The article’s proposal is at once banal and unserious, and much of it they credit to their students, presumably because they recognize this: the first is that while the Puerto Rican constitution may guarantee the payment to the general obligation bondholders with the full faith and credit of the government, that doesn’t mean that the commonwealth’s government couldn’t just change the constitution and eliminate this pesky promise. Legality achieved! Laws change all the time–even constitutions–they aver, and debtors shouldn’t be surprised if that happens in a way that just happens to hurt them financially.


Another way for the commonwealth to get around the constitutional promises, they suggest, is to make use of provision 3105 of Puerto Rico’s civil code, which “recognises that creditors sometimes have a duty not to enforce debt in ways that prejudice other creditors.”


The other creditors in this instance are the retirees and state employees of Puerto Rico, who may see their wages or pension benefits frozen as a part of the island’s financial reforms. Doing such a thing is, in their perspective, always and everywhere a disaster, and setting aside the law is justifiable because of the harm that would be done if other government spending were ever forced to be cut in order to pay the island’s debt.

But every budget requires a government to decide how to split its revenue between debtors, capital projects, workers, and pensioners, and that inevitably means that the government must spend less in the short run than it would presumably like on police and teachers in order to satisfy its lenders. By this interpretation of provision 3105 Puerto Rico has the right to void its contract with its debtors at any time, even if it’s solvent. It would also mean that no one would have lent to them had they known it would be interpreted this way.
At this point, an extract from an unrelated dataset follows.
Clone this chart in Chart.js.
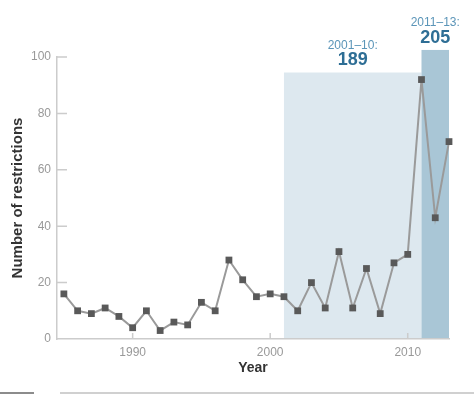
<!DOCTYPE html>
<html>
<head>
<meta charset="utf-8">
<script src="https://cdn.jsdelivr.net/npm/chart.js@4/dist/chart.umd.min.js"></script>
<style>
  html, body { margin: 0; padding: 0; background: #fff; }
  #wrap { position: relative; width: 474px; height: 395px; }
  #rule1 { position: absolute; left: 0; top: 392px; width: 34px; height: 2px; background: #8c8c8c; }
  #rule2 { position: absolute; left: 60px; top: 392px; width: 414px; height: 2px; background: #d0d0d0; }
</style>
</head>
<body>
<div id="wrap">
  <canvas id="c" width="474" height="395"></canvas>
  <div id="rule1"></div><div id="rule2"></div>
</div>
<script>
const years = [1985,1986,1987,1988,1989,1990,1991,1992,1993,1994,1995,1996,1997,1998,1999,
               2000,2001,2002,2003,2004,2005,2006,2007,2008,2009,2010,2011,2012,2013];
const restrictions = [16,10,9,11,8,4,10,3,6,5,13,10,28,21,15,16,15,10,20,11,31,11,25,9,27,30,92,43,70];
const xTickValues = [1990, 2000, 2010];
const yTickValues = [0, 20, 40, 60, 80, 100];

const periodLabels = ['2001–10:', '2011–13:'];
const periodTotals = ['189', '205'];
const periodStart = [2001, 2011];
const periodEnd = [2011, 2013];
const periodHeights = [94.5, 102.5];
const periodColors = ['#dde8ef', '#a9c6d6'];

const periodPlugin = {
  id: 'periods',
  beforeDraw(chart) {
    const {ctx, scales: {x, y}} = chart;
    ctx.save();
    for (let i = 0; i < periodStart.length; i++) {
      const x0 = x.getPixelForValue(periodStart[i]);
      const x1 = x.getPixelForValue(periodEnd[i]);
      const yt = y.getPixelForValue(periodHeights[i]);
      const yb = y.getPixelForValue(0);
      ctx.fillStyle = periodColors[i];
      ctx.fillRect(x0, yt, x1 - x0, yb - yt);
      const cx = (x0 + x1) / 2;
      ctx.textAlign = 'center';
      ctx.textBaseline = 'middle';
      ctx.fillStyle = '#5b95b8';
      ctx.font = '12px "Liberation Sans", Arial, sans-serif';
      ctx.fillText(periodLabels[i], cx, yt - 27);
      ctx.fillStyle = '#2e6e95';
      ctx.font = 'bold 18px "Liberation Sans", Arial, sans-serif';
      ctx.fillText(periodTotals[i], cx, yt - 12);
    }
    ctx.restore();
  },
  beforeDatasetsDraw(chart) {
    const {ctx, scales: {x, y}, chartArea} = chart;
    ctx.save();
    ctx.strokeStyle = '#cccccc';
    ctx.lineWidth = 1.5;
    ctx.beginPath();
    for (const v of yTickValues) {
      if (v === 0) continue;
      const py = y.getPixelForValue(v);
      ctx.moveTo(chartArea.left, py);
      ctx.lineTo(chartArea.left + 10, py);
    }
    for (const v of xTickValues) {
      const px = x.getPixelForValue(v);
      ctx.moveTo(px, chartArea.bottom);
      ctx.lineTo(px, chartArea.bottom - 6);
    }
    ctx.stroke();
    ctx.restore();
  }
};

new Chart(document.getElementById('c'), {
  type: 'line',
  data: {
    datasets: [{
      data: years.map((yr, i) => ({x: yr, y: restrictions[i]})),
      borderColor: '#9a9a9a',
      borderWidth: 2,
      pointStyle: 'rect',
      pointRadius: 4.8,
      pointBorderWidth: 0,
      pointBackgroundColor: '#595959',
      tension: 0,
      clip: false
    }]
  },
  options: {
    responsive: false,
    animation: false,
    layout: { padding: { top: 57, right: 25, left: 0, bottom: 0 } },
    plugins: { legend: { display: false }, tooltip: { enabled: false } },
    scales: {
      x: {
        type: 'linear',
        min: 1984.5,
        max: 2013,
        afterBuildTicks: s => { s.ticks = xTickValues.map(v => ({value: v})); },
        afterFit: s => { s.height = 56; },
        grid: { display: false, drawTicks: false },
        border: { display: true, color: '#cccccc', width: 1.5 },
        ticks: { padding: 6, color: '#999999', font: { size: 12, family: '"Liberation Sans", Arial, sans-serif' }, callback: v => String(v) },
        title: { display: true, text: 'Year', color: '#333333', padding: { top: 0, bottom: 18.6 },
                 font: { size: 14, weight: 'bold', family: '"Liberation Sans", Arial, sans-serif' } }
      },
      y: {
        min: 0,
        max: 100,
        afterBuildTicks: s => { s.ticks = yTickValues.map(v => ({value: v})); },
        afterFit: s => { s.width = 57; },
        grid: { display: false, drawTicks: false },
        border: { display: true, color: '#cccccc', width: 1.5 },
        ticks: { padding: 6, color: '#999999', font: { size: 12, family: '"Liberation Sans", Arial, sans-serif' }, callback: v => String(v) },
        title: { display: true, text: 'Number of restrictions', color: '#333333', padding: { top: 9, bottom: 0 },
                 font: { size: 15, weight: 'bold', family: '"Liberation Sans", Arial, sans-serif' } }
      }
    }
  },
  plugins: [periodPlugin]
});
</script>
</body>
</html>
It is a fundamentally unserious idea.


The problem facing Puerto Rico is an age-old one that many governments throughout the world have faced: Puerto Rico can’t pay its debt and it has few options, but it doesn’t want its debtors or the federal government to constrain it in any way while it tries to negotiate a fresh start. Despite the fact that the U.S. Treasury wants to help them in their insouciance, this isn’t the way these negotiations work, and if they ever want to return to capital markets the commonwealth will have to either make some politically difficult decisions to reduce the size and scope of the government or else let someone do it for them.